As the glue get's older it becomes more hardened and less likely to
do this without cause for concern.
Don't slide an overly oiled blade inside the
core. Some oil is good, as it keep's the blade protected. Too much
oiling will eventually over-saturate the wool causing a poor fit,
and possibly saturate the core causing swelling.
Of course, please remember to oil your chape.
It will rust otherwise. If it's blued for the appearance of being aged,
use a machine oil like 3-in-1, as an oil like break-free will slowly
remove the bluing.
Leather Care -
Leather is exactly like your skin. You can
feel when it's dry. You want to condition a leather before it begins to crack.
Do this when a leather starts to feel dry.
(The following process takes some time and practice. Plan on 3 to 5 days
minimum to treat your scabbard. The oils need time to pass through the finish
and saturate the leather. During this time the oil will cause your scabbard to
look wet, and also potentially cause color transfer if rubbed.)
There are three products I recommend for conditioning your leather
products, two of which are leather conditioners, and a spray on finisher (Fiebings Leather
Sheen is my preference). Find a good leather
conditioner or mink oil (my preference), and lightly saturate a rag with it. Wipe this on lightly as using
too much will over-saturate your leather, and in some cases it will start to remove
the finish on the scabbard or belt. If it starts to do this, some scabbard's
have some 2-tone / aging coloring techniques that could start to smear. Your leather will
darken a tad after applying this, but should return to normal after 24-48 hours.
After 2 days from application, take a dry rag and wipe down the scabbard/belts to
remove any excess oil. After another 24 hours, take a clean 'white' rag and wipe
your scabbard to detect any areas that rub off color and might need some finish
A product I have great success with for keeping leather moist, is Fiebing's Mink
Oil, though this product can darken a lighter leather over time. What
you're trying to do with conditioner is keep a leather from cracking and
maintain it's flexibility. A leather mink oil or conditioner will keep a leather moist like your skin, and should
prevent cracking. Another option is Fiebings 'Aussie' leather conditioner, which
has a beeswax in it which helps with water resistance. It has a longer cure
time, but the end result is nice. The problem with 'paste' or 'gel'
conditioning on 'tooled' leather is that the paste or gel can get stuck in
the crevices and dry white or cream colored. So minimize rubbing any of it
into the creviced 'tooled' areas.
For a leather that is 'rubbing' color onto skin or clothing,
use a leather finishing spray like "Fiebing's Leather Sheen" after
oiling/conditioning as this will
help keep the belt from rubbing color after conditioning the leather.
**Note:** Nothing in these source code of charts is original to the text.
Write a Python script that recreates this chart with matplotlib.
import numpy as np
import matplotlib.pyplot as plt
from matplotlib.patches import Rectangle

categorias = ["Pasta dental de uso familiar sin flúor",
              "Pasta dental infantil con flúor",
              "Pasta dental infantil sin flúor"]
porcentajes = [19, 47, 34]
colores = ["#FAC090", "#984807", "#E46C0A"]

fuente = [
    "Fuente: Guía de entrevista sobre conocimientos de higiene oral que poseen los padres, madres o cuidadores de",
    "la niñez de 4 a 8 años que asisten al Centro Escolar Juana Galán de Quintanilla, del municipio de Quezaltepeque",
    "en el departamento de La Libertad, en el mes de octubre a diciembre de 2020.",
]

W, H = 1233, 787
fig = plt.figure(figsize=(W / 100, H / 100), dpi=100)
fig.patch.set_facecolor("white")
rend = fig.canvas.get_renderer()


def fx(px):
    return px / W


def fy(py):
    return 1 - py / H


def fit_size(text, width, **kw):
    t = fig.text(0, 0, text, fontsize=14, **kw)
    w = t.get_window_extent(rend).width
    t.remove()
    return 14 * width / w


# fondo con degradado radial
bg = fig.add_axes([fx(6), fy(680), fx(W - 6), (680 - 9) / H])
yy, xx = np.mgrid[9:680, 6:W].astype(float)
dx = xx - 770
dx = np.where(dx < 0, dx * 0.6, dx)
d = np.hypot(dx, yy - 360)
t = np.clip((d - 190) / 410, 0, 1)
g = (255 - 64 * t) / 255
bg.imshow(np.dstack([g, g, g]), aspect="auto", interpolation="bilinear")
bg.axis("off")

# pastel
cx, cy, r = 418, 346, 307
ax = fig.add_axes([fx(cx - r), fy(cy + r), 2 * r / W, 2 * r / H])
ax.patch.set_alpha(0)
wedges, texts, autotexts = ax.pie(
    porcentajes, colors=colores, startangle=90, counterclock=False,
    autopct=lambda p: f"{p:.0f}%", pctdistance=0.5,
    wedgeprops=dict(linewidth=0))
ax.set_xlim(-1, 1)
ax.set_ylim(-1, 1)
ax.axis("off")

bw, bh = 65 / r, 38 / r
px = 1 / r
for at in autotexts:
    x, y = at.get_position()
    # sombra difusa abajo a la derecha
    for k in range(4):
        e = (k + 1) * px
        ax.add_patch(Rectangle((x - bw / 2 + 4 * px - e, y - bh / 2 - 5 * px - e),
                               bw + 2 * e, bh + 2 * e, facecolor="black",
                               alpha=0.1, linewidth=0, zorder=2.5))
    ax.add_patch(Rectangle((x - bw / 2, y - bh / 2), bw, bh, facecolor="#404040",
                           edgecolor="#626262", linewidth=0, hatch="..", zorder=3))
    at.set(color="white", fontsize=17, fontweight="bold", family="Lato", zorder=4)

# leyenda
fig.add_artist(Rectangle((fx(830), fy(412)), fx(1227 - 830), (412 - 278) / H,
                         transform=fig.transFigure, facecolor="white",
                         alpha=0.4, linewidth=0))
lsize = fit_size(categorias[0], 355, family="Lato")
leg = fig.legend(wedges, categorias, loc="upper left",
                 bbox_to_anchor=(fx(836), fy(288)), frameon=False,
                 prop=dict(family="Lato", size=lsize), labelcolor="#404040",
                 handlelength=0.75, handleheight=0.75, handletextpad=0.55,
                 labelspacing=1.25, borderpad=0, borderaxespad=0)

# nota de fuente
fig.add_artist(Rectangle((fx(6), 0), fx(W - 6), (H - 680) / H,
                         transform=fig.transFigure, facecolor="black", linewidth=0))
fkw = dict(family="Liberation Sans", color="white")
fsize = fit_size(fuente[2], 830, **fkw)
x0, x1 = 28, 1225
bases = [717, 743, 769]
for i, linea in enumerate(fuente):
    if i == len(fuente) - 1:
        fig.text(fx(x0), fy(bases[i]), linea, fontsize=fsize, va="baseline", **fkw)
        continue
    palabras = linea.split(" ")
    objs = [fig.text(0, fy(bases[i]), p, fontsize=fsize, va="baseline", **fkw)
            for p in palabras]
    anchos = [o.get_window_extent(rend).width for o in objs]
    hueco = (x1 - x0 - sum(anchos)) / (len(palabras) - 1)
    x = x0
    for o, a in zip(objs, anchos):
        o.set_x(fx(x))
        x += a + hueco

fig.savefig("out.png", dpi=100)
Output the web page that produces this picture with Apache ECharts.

One light coat should do it. When applying, if it's building up (looking wet), you're
probably spraying too close or too much. Hold the can back 12 to 15 inches and
keep the can moving. You essentially want to create a 'mist' like application.
It's a good idea to experiment using any product on a test piece to learn it's
best usage. Another product type to consider is a leather water resistance spray to help
prevent water damage. I like to use "Dr. Jackson's Water Protector".
Essentially, I'd plan on doing this once a year depending on use, maybe
less, maybe more. This depends on where you live and how you treat your
Condition first, seal second. A light coat of both. You can use a hand cloth after the finish has
completely dried to give the finished sheen a buffed look so that it isn't too
Also, some scabbard's are ordered with an 'aged' appearance. Conditioning
the leather will make the leather look somewhat new again, changing the look to
'well taken care of'. If aged is still your desire, try only conditioning the
areas that bend the most to keep the leather from cracking.